Like his previous memoir, Varoufakis’s latest book taps into his classical intelligence, humour and populism. The title, however, does not similarly reach back to Shakespeare. It is an ungenerous riff on Christine Largade’s request that seating adults in the room was requisite if a deal was to be brokered.

To hear Varoufakis tell it, the Troika chased him out of that room with a poisoned assegai, economically blackmailing Greece to ensure that Syriza backpedals from its anti-austerity crusade. Tsipras had no option but to sacrifice his right hand maverick as the European Central Bank hanged Greece out to dry. Even a populist referendum was not enough to move the behemoth.

Varoufakis makes free with pub jokes to illustrate bankers’ delusions. “Art and Conn, goes the tale, decide that they have to do something to lift themselves out of poverty, so they persuade Olcán, a local publican, to lend them a barrel of whiskey.
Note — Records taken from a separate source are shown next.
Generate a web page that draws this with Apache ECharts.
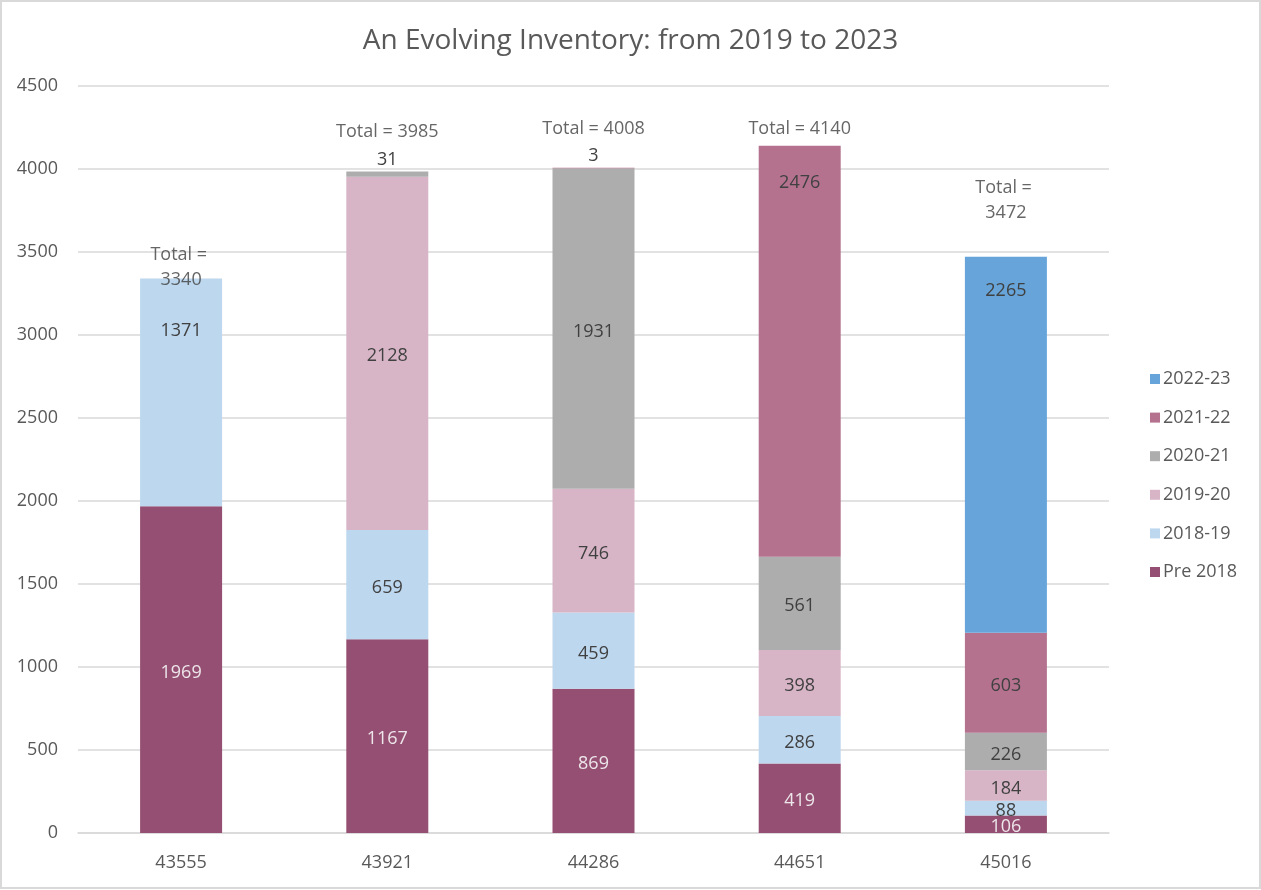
<!DOCTYPE html>
<html>
<head>
<meta charset="utf-8">
<script src="https://cdn.jsdelivr.net/npm/echarts@6/dist/echarts.min.js"></script>
<style>
html,body{margin:0;padding:0;background:#fff;}
#frame{position:absolute;left:0;top:0;width:1257px;height:885px;border:2px solid #D9D9D9;}
#chart{position:absolute;left:0;top:0;width:1261px;height:890px;}
</style>
</head>
<body>
<div id="frame"></div>
<div id="chart"></div>
<script>
const categories = ['43555', '43921', '44286', '44651', '45016'];
const pre2018 = [1969, 1167, 869, 419, 106];
const y2018_19 = [1371, 659, 459, 286, 88];
const y2019_20 = [0, 2128, 746, 398, 184];
const y2020_21 = [0, 31, 1931, 561, 226];
const y2021_22 = [0, 0, 3, 2476, 603];
const y2022_23 = [0, 0, 0, 0, 2265];
const yTicks = [0, 500, 1000, 1500, 2000, 2500, 3000, 3500, 4000, 4500];

const seriesDefs = [
  {name: 'Pre 2018', data: pre2018, color: '#954F72', text: '#EDE6EA'},
  {name: '2018-19', data: y2018_19, color: '#BDD7EE', text: '#404040'},
  {name: '2019-20', data: y2019_20, color: '#D7B5C6', text: '#404040'},
  {name: '2020-21', data: y2020_21, color: '#ADADAD', text: '#404040'},
  {name: '2021-22', data: y2021_22, color: '#B4728F', text: '#404040'},
  {name: '2022-23', data: y2022_23, color: '#66A4D9', text: '#404040'}
];

const totals = categories.map((c, i) => seriesDefs.reduce((s, d) => s + d.data[i], 0));
// label layout tweaks (style only)
const totalOffsets = [-11, -40, -39, -17, -56];
const totalWrap = [true, false, false, false, true];
// labels that sit near the top of their segment: "seriesName|index" -> distance from top
const topLabels = {'2018-19|0': 40, '2021-22|3': 25, '2022-23|4': 22};

const FONT = 'Open Sans';
const FS = 18;
const chart = echarts.init(document.getElementById('chart'));

const barSeries = seriesDefs.map(d => ({
  name: d.name,
  type: 'bar',
  stack: 'total',
  barWidth: 82,
  itemStyle: {color: d.color},
  label: {
    show: true,
    position: 'inside',
    offset: [0, 3],
    color: d.text,
    fontFamily: FONT,
    fontSize: FS,
    formatter: p => p.value === 0 ? '' : String(p.value)
  },
  data: d.data.map((v, i) => {
    if (v > 0 && v < 50) {
      return {value: v, label: {position: 'top', distance: 6, color: '#404040'}};
    }
    const key = d.name + '|' + i;
    if (topLabels[key] !== undefined) {
      return {value: v, label: {position: 'insideTop', distance: topLabels[key]}};
    }
    return v;
  })
}));

const totalSeries = {
  name: 'Total',
  type: 'scatter',
  symbolSize: 0,
  z: 10,
  silent: true,
  data: totals.map((t, i) => ({
    value: [i, t],
    label: {
      show: true,
      position: 'inside',
      offset: [0, totalOffsets[i]],
      formatter: totalWrap[i] ? 'Total = \n' + t : 'Total = ' + t
    }
  })),
  label: {
    show: true,
    color: '#404040',
    fontFamily: FONT,
    fontSize: FS,
    lineHeight: 25
  }
};

chart.setOption({
  animation: false,
  backgroundColor: 'transparent',
  title: {
    text: 'An Evolving Inventory: from 2019 to 2023',
    left: 'center',
    top: 22,
    textStyle: {fontFamily: FONT, fontSize: 28, fontWeight: 'normal', color: '#595959'}
  },
  legend: {
    orient: 'vertical',
    left: 1145,
    top: 365,
    itemWidth: 10,
    itemHeight: 10,
    itemGap: 20.6,
    icon: 'rect',
    data: ['2022-23', '2021-22', '2020-21', '2019-20', '2018-19', 'Pre 2018'],
    textStyle: {fontFamily: FONT, fontSize: FS, color: '#595959', padding: [0, 0, 0, -2]}
  },
  grid: {left: 78, right: 152, top: 86, bottom: 57, containLabel: false},
  xAxis: {
    type: 'category',
    data: categories,
    axisTick: {show: false},
    axisLine: {lineStyle: {color: '#D9D9D9', width: 1.5}},
    axisLabel: {fontFamily: FONT, fontSize: FS, color: '#595959', margin: 21}
  },
  yAxis: {
    type: 'value',
    min: yTicks[0],
    max: yTicks[yTicks.length - 1],
    interval: 500,
    axisLine: {show: false},
    axisTick: {show: false},
    splitLine: {lineStyle: {color: '#D9D9D9', width: 1.5}},
    axisLabel: {fontFamily: FONT, fontSize: FS, color: '#595959', margin: 20, padding: [4, 0, 0, 0], formatter: v => String(v)}
  },
  series: [...barSeries, totalSeries]
});
</script>
</body>
</html>
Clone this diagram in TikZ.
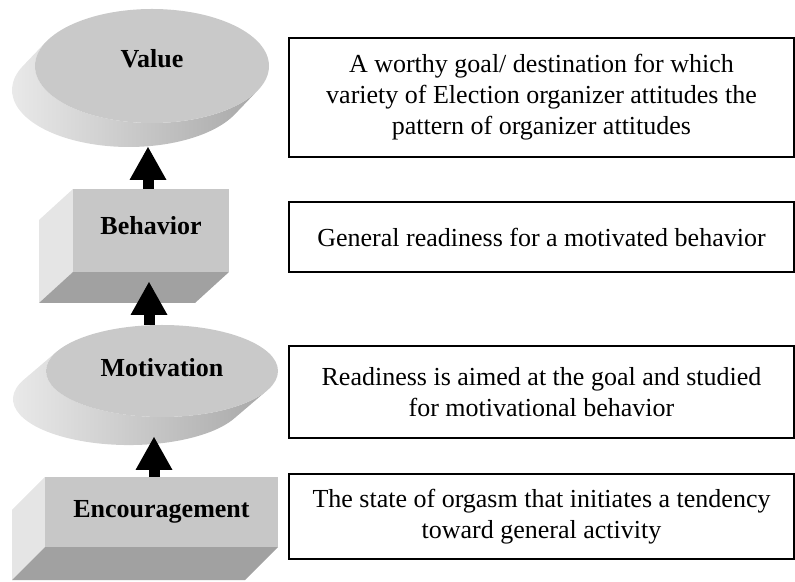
\documentclass[tikz,border=0pt]{standalone}
\usepackage{fontspec}
\setmainfont{Liberation Serif}
\usetikzlibrary{arrows.meta,shapes.geometric}
\begin{document}
\begin{tikzpicture}[x=1pt,y=1pt,
  lbl/.style={font=\bfseries\fontsize{26}{31}\selectfont},
  topface/.style={ellipse, draw=none, fill=black!21, inner sep=0pt, lbl},
  frontface/.style={rectangle, draw=none, fill=black!22, inner sep=0pt, lbl},
  sideshade/.style={left color=black!7, right color=black!34},
  leftface/.style={fill=black!10},
  bottomface/.style={fill=black!37},
  bigarrow/.style={line width=11pt, -{Triangle[width=37pt,length=33pt,line width=0pt]}},
  tbox/.style={draw, line width=1.2pt, align=center, inner sep=0pt,
    font=\fontsize{26}{31}\selectfont}]
\useasboundingbox (0,0) rectangle (795,581);

% ---- Value (extruded ellipse)
\shade[sideshade] (23.0,515.1) arc[start angle=155,end angle=335,x radius=117,y radius=57]
  -- (258.0,490.9) arc[start angle=335,end angle=155,x radius=117,y radius=57] -- cycle;
\node[topface, minimum width=234, minimum height=114] (val) at (152,515) {\raisebox{16pt}{Value}};
\coordinate (t1) at (148,434);

% ---- Behavior (extruded box)
\fill[leftface] (73,392) -- (39,361) -- (39,278) -- (73,309) -- cycle;
\fill[bottomface] (73,309) -- (229,309) -- (195,278) -- (39,278) -- cycle;
\node[frontface, minimum width=156, minimum height=83] (beh) at (151,350.5) {\raisebox{10pt}{Behavior}};
\coordinate (t2) at (149,299);

% ---- Motivation (extruded ellipse)
\shade[sideshade] (23.9,201.4) arc[start angle=155,end angle=335,x radius=116,y radius=46]
  -- (267.1,190.6) arc[start angle=335,end angle=155,x radius=116,y radius=46] -- cycle;
\node[topface, minimum width=232, minimum height=92] (mot) at (162,210) {\raisebox{8pt}{Motivation}};
\coordinate (t3) at (154,144);

% ---- Encouragement (extruded box)
\fill[leftface] (45,104) -- (12,71) -- (12,1) -- (45,34) -- cycle;
\fill[bottomface] (45,34) -- (278,34) -- (245,1) -- (12,1) -- cycle;
\node[frontface, minimum width=233, minimum height=70] (enc) at (161.5,69) {\raisebox{4pt}{Encouragement}};

% ---- arrows
\draw[bigarrow] (t1 |- beh.north) -- (t1);
\draw[bigarrow] (t2 |- mot.north) -- (t2);
\draw[bigarrow] (t3 |- enc.north) -- (t3);

% ---- descriptions
\node[tbox, minimum width=505, minimum height=119] (d1) at (541.5,483.5)
  {A worthy goal/ destination for which\\variety of Election organizer attitudes the\\pattern of organizer attitudes};
\node[tbox, minimum width=505, minimum height=70] (d2) at (541.5,344)
  {General readiness for a motivated behavior};
\node[tbox, minimum width=505, minimum height=92] (d3) at (541.5,189)
  {Readiness is aimed at the goal and studied\\for motivational behavior};
\node[tbox, minimum width=505, minimum height=85] (d4) at (541.5,64.5)
  {The state of orgasm that initiates a tendency\\toward general activity};
\end{tikzpicture}
\end{document}
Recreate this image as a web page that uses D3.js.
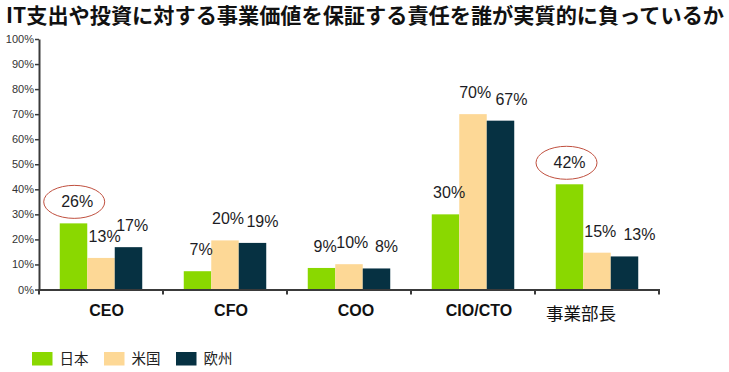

Their plan is to roll it down the road to the next town where a fete is to be held, where they will sell its contents by the cup.

“Rolling the barrel along the road, they stop for a rest under a great oak. While they are sitting under the tree, Art finds a shilling in his pocket, rejoices and asks, ‘Hey, Conn, if I give you a shilling can I have a cup of our whiskey?’ ‘Aye, go on,’ replies he, pocketing the shilling.

“A minute later Conn realizes he now has a shilling to spend, turns to his companion and asks, ‘Art, what do you say? If I give you a shilling can I also have a cup?’ ‘Aye, Conn,’ Art agrees, taking back his shilling. And so they proceed, the shilling changing hands, until hours later Art and Conn are fast asleep under the oak tree with great grins on their faces, the barrel empty.”

Varoufakis, the latest high-profile Western outsider, has fallen in with subversive company, from Wikileaks founder Julian Assange to linguist, Noam Chomsky. His DiEM25 citizen movement proposes an alternative to austerity policies that it conflates with the rise of the new right.

The guerrilla intelligence leading to this book comes as no surprise, considering Varoufakis’s bromance with Assange, whom he was recently schedule to share an event, themed “Constructive Disobedience” with.

Last year, he set up an event for the caged Wikileaks editor called “First They Came For Assange”: “Their first target was Assange, then Chelsea Manning and Edward Snowden then … Who’s next?” Varoufakis was probably thinking of his own smartphone recordings, when he staged these events to whistleblowers.

“Adults in the Room,” is an ambitious political memoir, raving against opacity, exclusivity and misanthropy among the global elites and a fully realised retrospective arc, setting forth a controversial career in first person.